Gargano is located in the south east of Italy, in the province of Foggia in Puglia. Looking at the map of Italy, it’s the ‘spur’ of the boot (the nobbly bit that sticks out above the heel).
Gargano was originally an island, so it is different to the rest of Italy and has been termed by experts as the ‘Garden of Italy‘. On a recent trip there, we discovered that this lesser-known region has a lot to offer people travelling there.
Here are just some of the things you can see and do, should you decide to travel to the region.
1. Boat ride on the sea
Taking a boat ride from Vieste or, in summertime, from Rodi Garganico is a great way to discover Gargano. It has a rugged coastline, with layered rock, and there are numerous sea caves to explore. The boat actually drives into some of the larger caves, so you get a closer look. In the summer, you will have the opportunity to jump into and swim in the sparkling, clear, calm, turquoise Adriatic Sea.
2. Boat ride on the lake
You can also go on a boat ride on Lago di Varano, which offers a different perspective of Gargano although there are some similarities with the sea and lake shores. The lake also has a rugged shoreline and a few small caves. That’s where the similarity ends. In the still, calm water, you will see lots of wooden sticks, fixed in the shape of the letter X. These are used to collect mussels. Atop are seagulls who know what lies beneath them. A large crucifix standing tall in the lake is a reminder of the importance of rain to the local farmers. According to legend, farmers found a crucifix and prayed for rain because the land was very dry. Following that, a large amount of rain fell, which saved the farmers crops. This day, 23 April, is celebrated every year in Gargano because of this legend.
3. Foresta Umbra
Gargano is very green. If you want experience a temperate climate, head to Foresta Umbra. In its 120,000 hectares of land are beech and yew trees. There is a lake, Cutino D’Umbra, which was formed as a result of a sinkhole. There are a variety of fauna, which include 5 different types of woodpeckers and deer. There is also a deer reserve close to the park.

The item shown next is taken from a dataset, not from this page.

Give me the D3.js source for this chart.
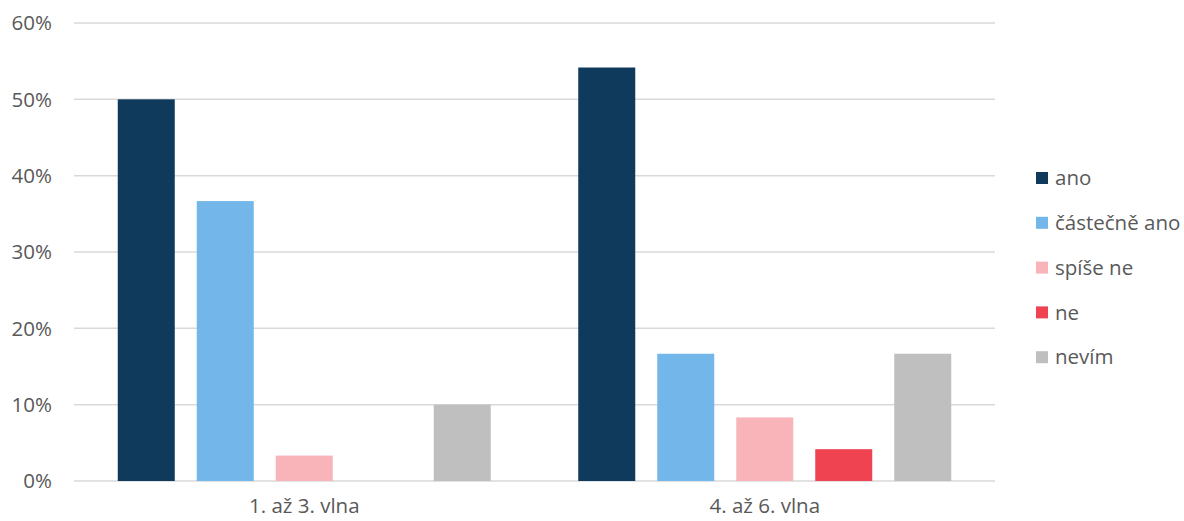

If you like getting around on two wheels, you could hire a bike in Peschici, which is one of the seaside towns. There are 6 sites where you can pick up and leave the bike you’ve hired from Peschici to Foce Varano. The old town of Peshici is interesting because it has a castle from the 10th Century when Peschici was first inhabited.
5. A Necropolis in Monte Pucci
A necropolis dating from the early Christian period (4-7 Century AD) was found in Monte Pucci in recent years. The bodies were placed on top of each other, to a maximum of 6. The human remains and other items found are currently being studied to discover more about the people and life at that time. There is some evidence that Pagans, as well as Christians, were buried there.
6. Vico del Gargano
The old part of the town has a Norman castle, a museum, wine cellar, and is apparently known as the ‘Village of Love’. It isn’t possible to visit the castle because it was divided into private apartments and a restaurant, so you can only admire it from the outside. The museum (Il Trappeto Maratea) is set in a cave from the 1300s. It was orginially used to produce olive oil, cheese, and oranges. You can see the machines that were used at the time. This cave leads seamlessly to another building from the 1600s building which may have been a church. You will find the atmospheric 200 year old wine cellar, Cantina d’Anell, discreetly down one of the side streets in Vico. It’s only small, so you could accidentally miss it, but this is place to taste and purchase local wines.
7. Rodi Garganico
This seaside town springs to life at night. It seems that everyone and their dog (I’m not joking) are out. It’s a great place to soak up the atmosphere and wander around. Take a walk on the overcliff and relax on one of the benches made from locally sourced white marble for a great view of the rugged coastline. It’s particularly magical as the sun is setting with the mix of pink, white, and blue in the sky.
8. San Giovanni Rotondo
This is a town with two churches dedicated to San Pio. The modern church, which can hold up to 7000 people, was built about 10 years ago. The design of the new church is interesting because it doesn’t have the traditional look of a church inside or out. Among other things, the modern church boasts a large stained glass window and beautiful artwork on the lower ground floor. The old church has a crypt where Father/San Pio was laid to rest.
9. Monte Sant’Angelo
This 11th Century town used to be part of the Kingdom of Naples. The main attraction in this town is the Sanctuary of San Michele Arcangelo. Apparently, it is the oldest shrine dedicated to Saint Michael in Western Europe. In 2011, along with 6 other historic buildings, it was listed as a UNESCO World Heritage Site under the name Longobards in Italy, Places of Power (558-774 AD) Should you wish to venture down to the crypt, you will have to pay for a guided tour. The tours organised by the church are only in Italian. For guided tours in other languages, you will have to use a company like Zangardi Tours.
10. Gargano Tasting Trail
The first ever Gargano Tasting Trail will be held in the first week of June (31 May – 6 June) and there will be events all over Gargano to celebrate all that this small region of Italy has to offer, which includes its history, culture, gastronomy, and dramatic landscape. There is further informaiton about this event on the Zangardi Tours website.